[BEGIN Records for the task]

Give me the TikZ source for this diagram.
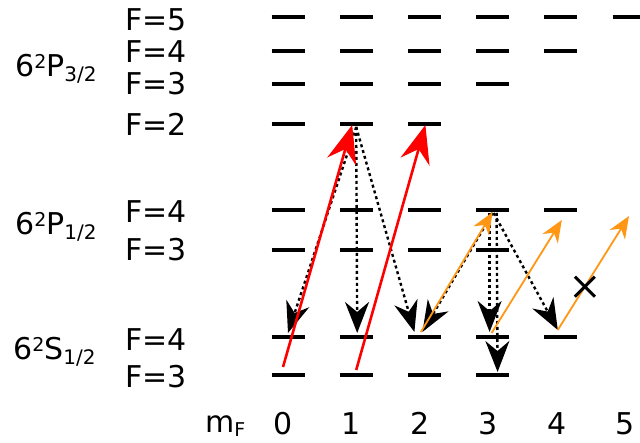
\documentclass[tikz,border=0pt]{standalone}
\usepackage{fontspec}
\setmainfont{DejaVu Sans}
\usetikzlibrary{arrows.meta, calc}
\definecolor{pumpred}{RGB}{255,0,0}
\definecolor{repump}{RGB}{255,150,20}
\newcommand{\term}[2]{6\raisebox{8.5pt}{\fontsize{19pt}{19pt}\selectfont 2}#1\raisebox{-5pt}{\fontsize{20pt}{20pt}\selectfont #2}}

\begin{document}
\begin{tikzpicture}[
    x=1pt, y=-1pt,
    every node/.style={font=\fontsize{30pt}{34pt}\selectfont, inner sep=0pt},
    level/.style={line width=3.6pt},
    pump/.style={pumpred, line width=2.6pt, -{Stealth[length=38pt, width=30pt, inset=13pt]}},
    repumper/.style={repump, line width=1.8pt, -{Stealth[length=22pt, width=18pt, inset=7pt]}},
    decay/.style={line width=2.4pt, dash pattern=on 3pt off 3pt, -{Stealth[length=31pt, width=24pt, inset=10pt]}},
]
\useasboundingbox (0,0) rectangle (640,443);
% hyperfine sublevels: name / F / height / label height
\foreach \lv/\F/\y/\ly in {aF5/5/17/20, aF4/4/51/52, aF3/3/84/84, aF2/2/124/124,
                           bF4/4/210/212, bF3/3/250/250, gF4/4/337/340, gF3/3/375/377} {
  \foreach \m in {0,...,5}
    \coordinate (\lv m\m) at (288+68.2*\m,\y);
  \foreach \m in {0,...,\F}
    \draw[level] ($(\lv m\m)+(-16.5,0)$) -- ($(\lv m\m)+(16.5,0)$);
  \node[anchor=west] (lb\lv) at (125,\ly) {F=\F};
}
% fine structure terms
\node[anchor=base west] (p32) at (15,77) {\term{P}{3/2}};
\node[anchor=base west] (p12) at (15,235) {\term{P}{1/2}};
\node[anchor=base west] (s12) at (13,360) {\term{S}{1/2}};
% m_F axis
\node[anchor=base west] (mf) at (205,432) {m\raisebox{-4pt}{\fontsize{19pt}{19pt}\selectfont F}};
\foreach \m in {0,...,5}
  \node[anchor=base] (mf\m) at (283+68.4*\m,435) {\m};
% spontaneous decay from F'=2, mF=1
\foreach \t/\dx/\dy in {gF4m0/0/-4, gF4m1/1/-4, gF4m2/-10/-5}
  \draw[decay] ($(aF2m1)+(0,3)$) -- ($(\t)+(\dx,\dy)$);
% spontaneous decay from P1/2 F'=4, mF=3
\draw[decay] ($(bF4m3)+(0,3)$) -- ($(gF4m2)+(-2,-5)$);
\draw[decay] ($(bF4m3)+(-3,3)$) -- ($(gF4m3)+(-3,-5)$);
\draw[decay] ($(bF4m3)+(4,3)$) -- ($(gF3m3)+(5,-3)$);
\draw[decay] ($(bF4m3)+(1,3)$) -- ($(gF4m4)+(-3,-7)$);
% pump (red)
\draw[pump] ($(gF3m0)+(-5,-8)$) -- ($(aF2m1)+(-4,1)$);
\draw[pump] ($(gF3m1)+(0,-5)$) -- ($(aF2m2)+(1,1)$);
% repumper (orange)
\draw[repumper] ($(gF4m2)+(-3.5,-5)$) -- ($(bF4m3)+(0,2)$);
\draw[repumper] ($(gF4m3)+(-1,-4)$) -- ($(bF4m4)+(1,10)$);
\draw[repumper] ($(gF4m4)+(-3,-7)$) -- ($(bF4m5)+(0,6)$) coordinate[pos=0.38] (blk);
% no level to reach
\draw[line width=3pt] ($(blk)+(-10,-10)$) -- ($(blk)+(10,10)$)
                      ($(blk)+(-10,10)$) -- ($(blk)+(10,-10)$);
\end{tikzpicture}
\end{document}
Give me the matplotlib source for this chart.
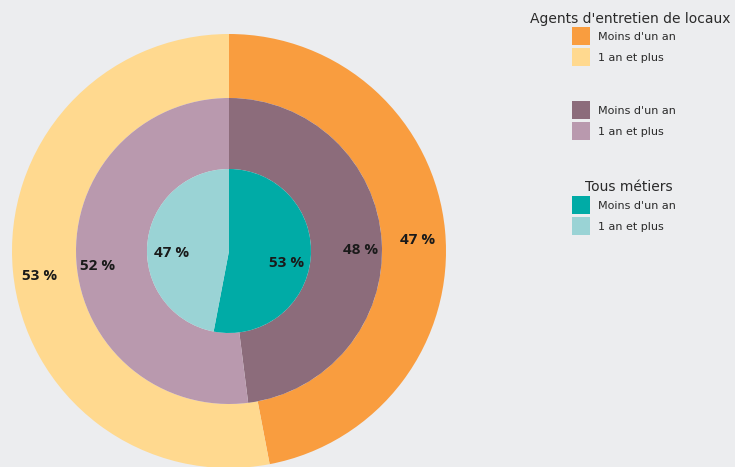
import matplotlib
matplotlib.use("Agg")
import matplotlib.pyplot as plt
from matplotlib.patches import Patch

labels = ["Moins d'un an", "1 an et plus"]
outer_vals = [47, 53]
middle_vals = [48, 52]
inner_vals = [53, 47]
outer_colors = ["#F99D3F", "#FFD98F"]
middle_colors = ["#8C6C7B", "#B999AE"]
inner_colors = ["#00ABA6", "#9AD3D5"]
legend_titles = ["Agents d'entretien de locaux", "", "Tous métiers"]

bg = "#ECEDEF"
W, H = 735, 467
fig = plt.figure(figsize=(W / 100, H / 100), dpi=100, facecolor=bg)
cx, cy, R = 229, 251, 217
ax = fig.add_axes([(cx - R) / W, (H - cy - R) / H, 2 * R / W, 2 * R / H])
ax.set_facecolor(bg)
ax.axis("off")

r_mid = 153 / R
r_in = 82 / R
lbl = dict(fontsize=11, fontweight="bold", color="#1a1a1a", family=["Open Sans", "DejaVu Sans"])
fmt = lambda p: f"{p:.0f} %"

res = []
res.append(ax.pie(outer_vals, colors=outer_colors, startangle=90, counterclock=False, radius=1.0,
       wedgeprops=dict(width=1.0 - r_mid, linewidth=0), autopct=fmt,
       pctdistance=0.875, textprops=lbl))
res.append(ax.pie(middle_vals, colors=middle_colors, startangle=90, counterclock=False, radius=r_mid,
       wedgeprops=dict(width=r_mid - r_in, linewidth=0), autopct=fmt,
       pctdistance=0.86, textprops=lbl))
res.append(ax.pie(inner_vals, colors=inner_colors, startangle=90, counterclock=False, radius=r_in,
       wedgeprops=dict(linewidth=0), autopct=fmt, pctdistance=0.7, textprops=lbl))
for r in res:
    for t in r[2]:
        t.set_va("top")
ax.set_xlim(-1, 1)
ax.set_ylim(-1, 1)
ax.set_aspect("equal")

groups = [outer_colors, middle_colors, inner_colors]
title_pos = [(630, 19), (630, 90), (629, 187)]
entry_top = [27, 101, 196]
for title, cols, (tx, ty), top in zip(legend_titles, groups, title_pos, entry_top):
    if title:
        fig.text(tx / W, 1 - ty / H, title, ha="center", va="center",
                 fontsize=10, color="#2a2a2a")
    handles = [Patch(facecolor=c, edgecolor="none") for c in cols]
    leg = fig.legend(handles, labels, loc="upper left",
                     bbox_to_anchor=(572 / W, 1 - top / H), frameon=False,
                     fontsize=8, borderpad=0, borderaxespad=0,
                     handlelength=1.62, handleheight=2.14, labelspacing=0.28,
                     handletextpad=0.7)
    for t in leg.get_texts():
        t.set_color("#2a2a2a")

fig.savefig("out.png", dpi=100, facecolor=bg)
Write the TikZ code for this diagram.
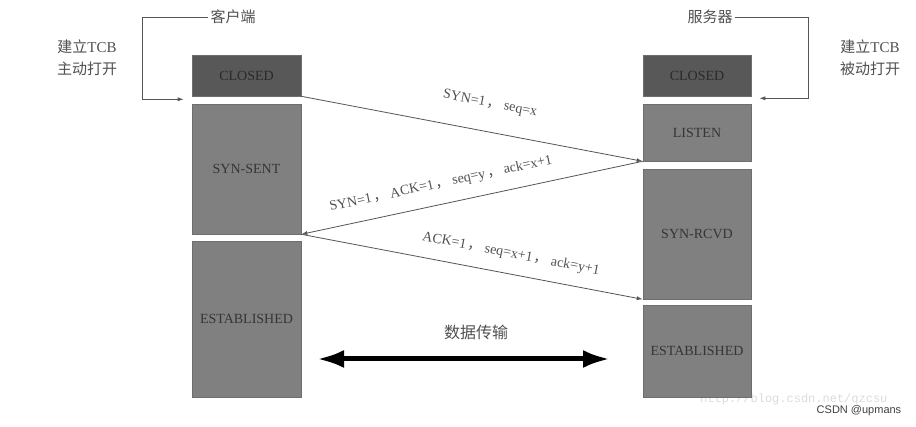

[END Records for the task]

» **Set exercise**
Take the listing above and restate it word for word, without its pictures.

» **Full solution**
Give me the TikZ source for this diagram.
\documentclass[tikz,border=0pt]{standalone}
\usepackage{fontspec}
\setmainfont{DejaVu Sans}
\usetikzlibrary{arrows.meta, calc}
\definecolor{pumpred}{RGB}{255,0,0}
\definecolor{repump}{RGB}{255,150,20}
\newcommand{\term}[2]{6\raisebox{8.5pt}{\fontsize{19pt}{19pt}\selectfont 2}#1\raisebox{-5pt}{\fontsize{20pt}{20pt}\selectfont #2}}

\begin{document}
\begin{tikzpicture}[
    x=1pt, y=-1pt,
    every node/.style={font=\fontsize{30pt}{34pt}\selectfont, inner sep=0pt},
    level/.style={line width=3.6pt},
    pump/.style={pumpred, line width=2.6pt, -{Stealth[length=38pt, width=30pt, inset=13pt]}},
    repumper/.style={repump, line width=1.8pt, -{Stealth[length=22pt, width=18pt, inset=7pt]}},
    decay/.style={line width=2.4pt, dash pattern=on 3pt off 3pt, -{Stealth[length=31pt, width=24pt, inset=10pt]}},
]
\useasboundingbox (0,0) rectangle (640,443);
% hyperfine sublevels: name / F / height / label height
\foreach \lv/\F/\y/\ly in {aF5/5/17/20, aF4/4/51/52, aF3/3/84/84, aF2/2/124/124,
                           bF4/4/210/212, bF3/3/250/250, gF4/4/337/340, gF3/3/375/377} {
  \foreach \m in {0,...,5}
    \coordinate (\lv m\m) at (288+68.2*\m,\y);
  \foreach \m in {0,...,\F}
    \draw[level] ($(\lv m\m)+(-16.5,0)$) -- ($(\lv m\m)+(16.5,0)$);
  \node[anchor=west] (lb\lv) at (125,\ly) {F=\F};
}
% fine structure terms
\node[anchor=base west] (p32) at (15,77) {\term{P}{3/2}};
\node[anchor=base west] (p12) at (15,235) {\term{P}{1/2}};
\node[anchor=base west] (s12) at (13,360) {\term{S}{1/2}};
% m_F axis
\node[anchor=base west] (mf) at (205,432) {m\raisebox{-4pt}{\fontsize{19pt}{19pt}\selectfont F}};
\foreach \m in {0,...,5}
  \node[anchor=base] (mf\m) at (283+68.4*\m,435) {\m};
% spontaneous decay from F'=2, mF=1
\foreach \t/\dx/\dy in {gF4m0/0/-4, gF4m1/1/-4, gF4m2/-10/-5}
  \draw[decay] ($(aF2m1)+(0,3)$) -- ($(\t)+(\dx,\dy)$);
% spontaneous decay from P1/2 F'=4, mF=3
\draw[decay] ($(bF4m3)+(0,3)$) -- ($(gF4m2)+(-2,-5)$);
\draw[decay] ($(bF4m3)+(-3,3)$) -- ($(gF4m3)+(-3,-5)$);
\draw[decay] ($(bF4m3)+(4,3)$) -- ($(gF3m3)+(5,-3)$);
\draw[decay] ($(bF4m3)+(1,3)$) -- ($(gF4m4)+(-3,-7)$);
% pump (red)
\draw[pump] ($(gF3m0)+(-5,-8)$) -- ($(aF2m1)+(-4,1)$);
\draw[pump] ($(gF3m1)+(0,-5)$) -- ($(aF2m2)+(1,1)$);
% repumper (orange)
\draw[repumper] ($(gF4m2)+(-3.5,-5)$) -- ($(bF4m3)+(0,2)$);
\draw[repumper] ($(gF4m3)+(-1,-4)$) -- ($(bF4m4)+(1,10)$);
\draw[repumper] ($(gF4m4)+(-3,-7)$) -- ($(bF4m5)+(0,6)$) coordinate[pos=0.38] (blk);
% no level to reach
\draw[line width=3pt] ($(blk)+(-10,-10)$) -- ($(blk)+(10,10)$)
                      ($(blk)+(-10,10)$) -- ($(blk)+(10,-10)$);
\end{tikzpicture}
\end{document}
Give me the matplotlib source for this chart.
import matplotlib
matplotlib.use("Agg")
import matplotlib.pyplot as plt
from matplotlib.patches import Patch

labels = ["Moins d'un an", "1 an et plus"]
outer_vals = [47, 53]
middle_vals = [48, 52]
inner_vals = [53, 47]
outer_colors = ["#F99D3F", "#FFD98F"]
middle_colors = ["#8C6C7B", "#B999AE"]
inner_colors = ["#00ABA6", "#9AD3D5"]
legend_titles = ["Agents d'entretien de locaux", "", "Tous métiers"]

bg = "#ECEDEF"
W, H = 735, 467
fig = plt.figure(figsize=(W / 100, H / 100), dpi=100, facecolor=bg)
cx, cy, R = 229, 251, 217
ax = fig.add_axes([(cx - R) / W, (H - cy - R) / H, 2 * R / W, 2 * R / H])
ax.set_facecolor(bg)
ax.axis("off")

r_mid = 153 / R
r_in = 82 / R
lbl = dict(fontsize=11, fontweight="bold", color="#1a1a1a", family=["Open Sans", "DejaVu Sans"])
fmt = lambda p: f"{p:.0f} %"

res = []
res.append(ax.pie(outer_vals, colors=outer_colors, startangle=90, counterclock=False, radius=1.0,
       wedgeprops=dict(width=1.0 - r_mid, linewidth=0), autopct=fmt,
       pctdistance=0.875, textprops=lbl))
res.append(ax.pie(middle_vals, colors=middle_colors, startangle=90, counterclock=False, radius=r_mid,
       wedgeprops=dict(width=r_mid - r_in, linewidth=0), autopct=fmt,
       pctdistance=0.86, textprops=lbl))
res.append(ax.pie(inner_vals, colors=inner_colors, startangle=90, counterclock=False, radius=r_in,
       wedgeprops=dict(linewidth=0), autopct=fmt, pctdistance=0.7, textprops=lbl))
for r in res:
    for t in r[2]:
        t.set_va("top")
ax.set_xlim(-1, 1)
ax.set_ylim(-1, 1)
ax.set_aspect("equal")

groups = [outer_colors, middle_colors, inner_colors]
title_pos = [(630, 19), (630, 90), (629, 187)]
entry_top = [27, 101, 196]
for title, cols, (tx, ty), top in zip(legend_titles, groups, title_pos, entry_top):
    if title:
        fig.text(tx / W, 1 - ty / H, title, ha="center", va="center",
                 fontsize=10, color="#2a2a2a")
    handles = [Patch(facecolor=c, edgecolor="none") for c in cols]
    leg = fig.legend(handles, labels, loc="upper left",
                     bbox_to_anchor=(572 / W, 1 - top / H), frameon=False,
                     fontsize=8, borderpad=0, borderaxespad=0,
                     handlelength=1.62, handleheight=2.14, labelspacing=0.28,
                     handletextpad=0.7)
    for t in leg.get_texts():
        t.set_color("#2a2a2a")

fig.savefig("out.png", dpi=100, facecolor=bg)
Write the TikZ code for this diagram.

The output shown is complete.